Answered By: Linda Kern Last Updated: Dec 12, 2016 Views: 103
Hello! Glad you asked!
The LibGuides are lists of places to look for information, so if you want information related to gerontology, the Gerontology LibGuide is the place to start. Clicking the Articles tab takes you to links to places to look for articles about gerontology and related subjects. There are a variety of sources are listed on the page such as PsycINFO, PsycARTICLES, Medline, and Mental Measurements. Each of these places to look for articles contains different articles (with a little overlap), so you might need to search more than one. PsycINFO is a good starting point. Click on the link to PsycINFO and log into the database.

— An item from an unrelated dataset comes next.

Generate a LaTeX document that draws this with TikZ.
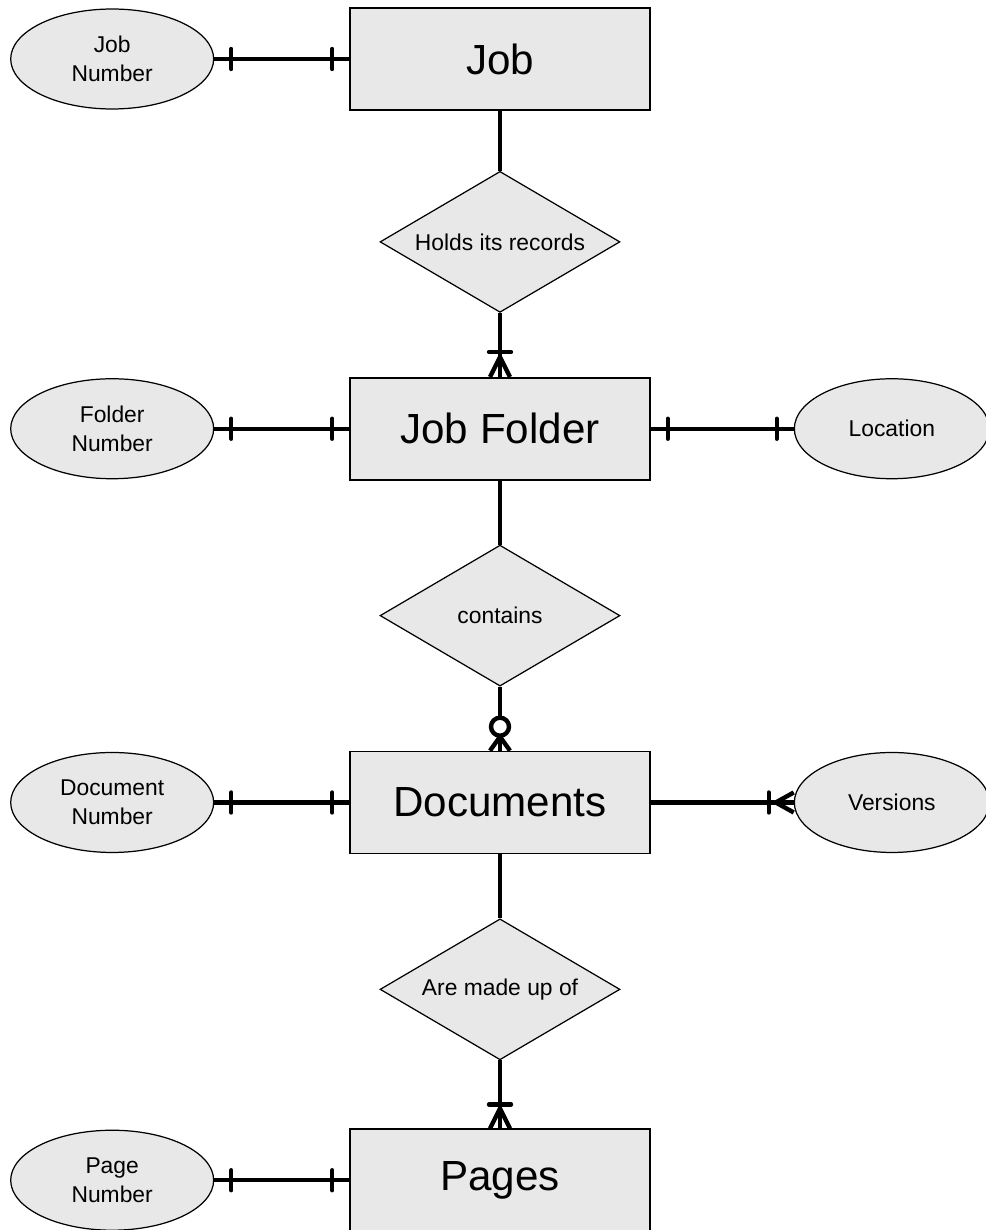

Rather than beginning with the search terms, scroll down the page and choose the limiters first. The most useful one will be age groups. Given the gerontology perspective, choose "aged" and "very old". Next set the date range; 5 years is generally Dr. Kin's preference, so enter 2007-2012. Choose peer-reviewed (although almost all of the articles in this collection are peer reviewed). Then scroll back to the top of the page to enter the search terms.
The next step is to translate the research topic into search terms which will yield good results. This can take several tries! Here's my thought process. I'm not so sure that "long term care" is a good search, so I'll test that first to see if the results are relevant. Be sure to include the quotation marks to focus your results. I got 600 results. Looking down the left side column under Subject: Major Heading, I see my term, "long term care" listed, and I can tell from the article titles that the results are relevant, so I know I'm using a good search term. Next I'll add AND gay AND lesbian AND bisexual AND transgender.
The whole search will look like this: "long term care" AND gay AND lesbian AND bisexual AND transgender. The "ands" are an important part of the search, so include them. Unfortunately, it yields just one article. The good news is that it is highly relevant; the bad news is that the full text is not available. I clicked to FIND IT button, but it didn't find it this time. If you have a couple of weeks, you can request it by clicking the Request Information Delivery button and we will try to get the full text for you.
The low number of results means that the obvious search terms may be too narrow. My next step is to broaden the search by reducing the number of search terms or trying synonyms. First I tried a synonym, "long term care" AND "sexual orientation", which yielded one good article (Lesbian and gay elders and long-term care: Identifying the unique psychosocial perspectives and challenges).
Then I reduced the number of search terms, looking for each orientation separately. I had limited success. I applied the same strategy to my other search term, broadening "long term care" to "health care". Searching "health care" AND gay AND lesbian yielded several relevant results.
In the results of all of these searches, identify research articles by looking for the words "study", "qualitative", "quantitative", "methodology", "results", "participants", "data", etc. In addition to research articles, literature reviews may also prove useful.
If you don't have enough material, go back to the Gerontology LibGuide, choose another database from the Articles tab, and apply these strategies there.
- is their another site on the web where the first article can be found?
- The publisher restricts assess to subscription and purchase only. We have subscriptions to 18,000 journals, but not this one. It is possible the UGA, GSU, Emory, or Kennesaw State libraries may have the issue you need in print. If so, we can give you a library card to use their library. You should verify that they have it before going. If you want a card contact the library for further information.